GOAL OF THE EXERCISE
Write out the entire listing below exactly, with the pictures left out.

DATA SECTION
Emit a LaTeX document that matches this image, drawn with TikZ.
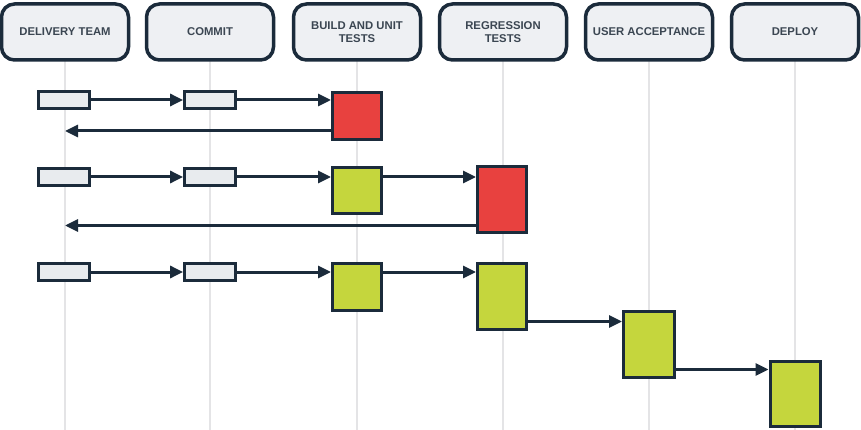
\documentclass[tikz,border=0pt]{standalone}
\usepackage{fontspec}
\setmainfont{Liberation Sans}
\usetikzlibrary{arrows.meta}
\definecolor{navy}{HTML}{1B2B3B}
\definecolor{hdrfill}{HTML}{EEF0F3}
\definecolor{hdrtext}{HTML}{3B4652}
\definecolor{smallfill}{HTML}{E8EBEE}
\definecolor{lifecol}{HTML}{E4E4E6}
\definecolor{failred}{HTML}{E8413F}
\definecolor{passgreen}{HTML}{C5D63D}
\tikzset{
  header/.style={draw=navy, line width=3.5pt, fill=hdrfill, rounded corners=13pt,
    minimum width=127pt, minimum height=56pt, align=center, text=hdrtext,
    font=\bfseries\fontsize{11.3}{13.5}\selectfont, inner sep=2pt},
  lifeline/.style={draw=lifecol, line width=2pt},
  smallbox/.style={draw=navy, line width=2.8pt, fill=smallfill, minimum width=51pt, minimum height=17pt, inner sep=0pt},
  bigbox/.style={draw=navy, line width=3pt, minimum width=49pt, inner sep=0pt},
  fail/.style={bigbox, fill=failred},
  pass/.style={bigbox, fill=passgreen},
  arr/.style={draw=navy, line width=3pt, -{Triangle[length=13pt,width=12pt]}}
}
\begin{document}
\begin{tikzpicture}[x=1pt,y=-1pt]
\useasboundingbox (0,0) rectangle (861,430);
\fill[white] (0,0) rectangle (861,430);
% lifelines (drawn first)
\foreach \x in {65,210,357,503,649,795}{
  \draw[lifeline] (\x,60) -- (\x,430);
}
% headers
\node[header] (h1) at (65,32) {DELIVERY TEAM};
\node[header] (h2) at (210,32) {COMMIT};
\node[header] (h3) at (357,32) {BUILD AND UNIT\\TESTS};
\node[header] (h4) at (503,32) {REGRESSION\\TESTS};
\node[header] (h5) at (649,32) {USER ACCEPTANCE};
\node[header] (h6) at (795,32) {DEPLOY};
% row 1
\node[smallbox] (s11) at (64,100) {};
\node[smallbox] (s12) at (210,100) {};
\node[fail, minimum height=47pt] (b1) at (357,116) {};
% row 2
\node[smallbox] (s21) at (64,177) {};
\node[smallbox] (s22) at (210,177) {};
\node[pass, minimum height=46pt] (b2) at (357,191) {};
\node[fail, minimum height=66pt] (b3) at (502,200) {};
% row 3
\node[smallbox] (s31) at (64,272) {};
\node[smallbox] (s32) at (210,272) {};
\node[pass, minimum height=47pt] (b4) at (357,287) {};
\node[pass, minimum height=66pt] (b5) at (502,296) {};
\node[pass, minimum width=51pt, minimum height=66pt] (b6) at (649,344) {};
\node[pass, minimum width=50pt, minimum height=65pt] (b7) at (795,394) {};
% arrows row 1
\draw[arr] (s11.east) -- (s12.west);
\draw[arr] (s12.east) -- (s12.east -| b1.west);
\draw[arr] ([yshift=10pt]b1.south west) -- ([yshift=10pt]b1.south west -| h1.south);
% arrows row 2
\draw[arr] (s21.east) -- (s22.west);
\draw[arr] (s22.east) -- (s22.east -| b2.west);
\draw[arr] (s22.east -| b2.east) -- (s22.east -| b3.west);
\draw[arr] ([yshift=9pt]b3.south west) -- ([yshift=9pt]b3.south west -| h1.south);
% arrows row 3
\draw[arr] (s31.east) -- (s32.west);
\draw[arr] (s32.east) -- (s32.east -| b4.west);
\draw[arr] (s32.east -| b4.east) -- (s32.east -| b5.west);
\draw[arr] ([yshift=9pt]b5.south east) -- ([yshift=9pt]b5.south east -| b6.west);
\draw[arr] ([yshift=9pt]b6.south east) -- ([yshift=9pt]b6.south east -| b7.west);
\end{tikzpicture}
\end{document}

EXERCISE RESULT
Emit a LaTeX document that matches this image, drawn with TikZ.
\documentclass[tikz,border=0pt]{standalone}
\usepackage{fontspec}
\setmainfont{Liberation Sans}
\usetikzlibrary{arrows.meta}
\definecolor{navy}{HTML}{1B2B3B}
\definecolor{hdrfill}{HTML}{EEF0F3}
\definecolor{hdrtext}{HTML}{3B4652}
\definecolor{smallfill}{HTML}{E8EBEE}
\definecolor{lifecol}{HTML}{E4E4E6}
\definecolor{failred}{HTML}{E8413F}
\definecolor{passgreen}{HTML}{C5D63D}
\tikzset{
  header/.style={draw=navy, line width=3.5pt, fill=hdrfill, rounded corners=13pt,
    minimum width=127pt, minimum height=56pt, align=center, text=hdrtext,
    font=\bfseries\fontsize{11.3}{13.5}\selectfont, inner sep=2pt},
  lifeline/.style={draw=lifecol, line width=2pt},
  smallbox/.style={draw=navy, line width=2.8pt, fill=smallfill, minimum width=51pt, minimum height=17pt, inner sep=0pt},
  bigbox/.style={draw=navy, line width=3pt, minimum width=49pt, inner sep=0pt},
  fail/.style={bigbox, fill=failred},
  pass/.style={bigbox, fill=passgreen},
  arr/.style={draw=navy, line width=3pt, -{Triangle[length=13pt,width=12pt]}}
}
\begin{document}
\begin{tikzpicture}[x=1pt,y=-1pt]
\useasboundingbox (0,0) rectangle (861,430);
\fill[white] (0,0) rectangle (861,430);
% lifelines (drawn first)
\foreach \x in {65,210,357,503,649,795}{
  \draw[lifeline] (\x,60) -- (\x,430);
}
% headers
\node[header] (h1) at (65,32) {DELIVERY TEAM};
\node[header] (h2) at (210,32) {COMMIT};
\node[header] (h3) at (357,32) {BUILD AND UNIT\\TESTS};
\node[header] (h4) at (503,32) {REGRESSION\\TESTS};
\node[header] (h5) at (649,32) {USER ACCEPTANCE};
\node[header] (h6) at (795,32) {DEPLOY};
% row 1
\node[smallbox] (s11) at (64,100) {};
\node[smallbox] (s12) at (210,100) {};
\node[fail, minimum height=47pt] (b1) at (357,116) {};
% row 2
\node[smallbox] (s21) at (64,177) {};
\node[smallbox] (s22) at (210,177) {};
\node[pass, minimum height=46pt] (b2) at (357,191) {};
\node[fail, minimum height=66pt] (b3) at (502,200) {};
% row 3
\node[smallbox] (s31) at (64,272) {};
\node[smallbox] (s32) at (210,272) {};
\node[pass, minimum height=47pt] (b4) at (357,287) {};
\node[pass, minimum height=66pt] (b5) at (502,296) {};
\node[pass, minimum width=51pt, minimum height=66pt] (b6) at (649,344) {};
\node[pass, minimum width=50pt, minimum height=65pt] (b7) at (795,394) {};
% arrows row 1
\draw[arr] (s11.east) -- (s12.west);
\draw[arr] (s12.east) -- (s12.east -| b1.west);
\draw[arr] ([yshift=10pt]b1.south west) -- ([yshift=10pt]b1.south west -| h1.south);
% arrows row 2
\draw[arr] (s21.east) -- (s22.west);
\draw[arr] (s22.east) -- (s22.east -| b2.west);
\draw[arr] (s22.east -| b2.east) -- (s22.east -| b3.west);
\draw[arr] ([yshift=9pt]b3.south west) -- ([yshift=9pt]b3.south west -| h1.south);
% arrows row 3
\draw[arr] (s31.east) -- (s32.west);
\draw[arr] (s32.east) -- (s32.east -| b4.west);
\draw[arr] (s32.east -| b4.east) -- (s32.east -| b5.west);
\draw[arr] ([yshift=9pt]b5.south east) -- ([yshift=9pt]b5.south east -| b6.west);
\draw[arr] ([yshift=9pt]b6.south east) -- ([yshift=9pt]b6.south east -| b7.west);
\end{tikzpicture}
\end{document}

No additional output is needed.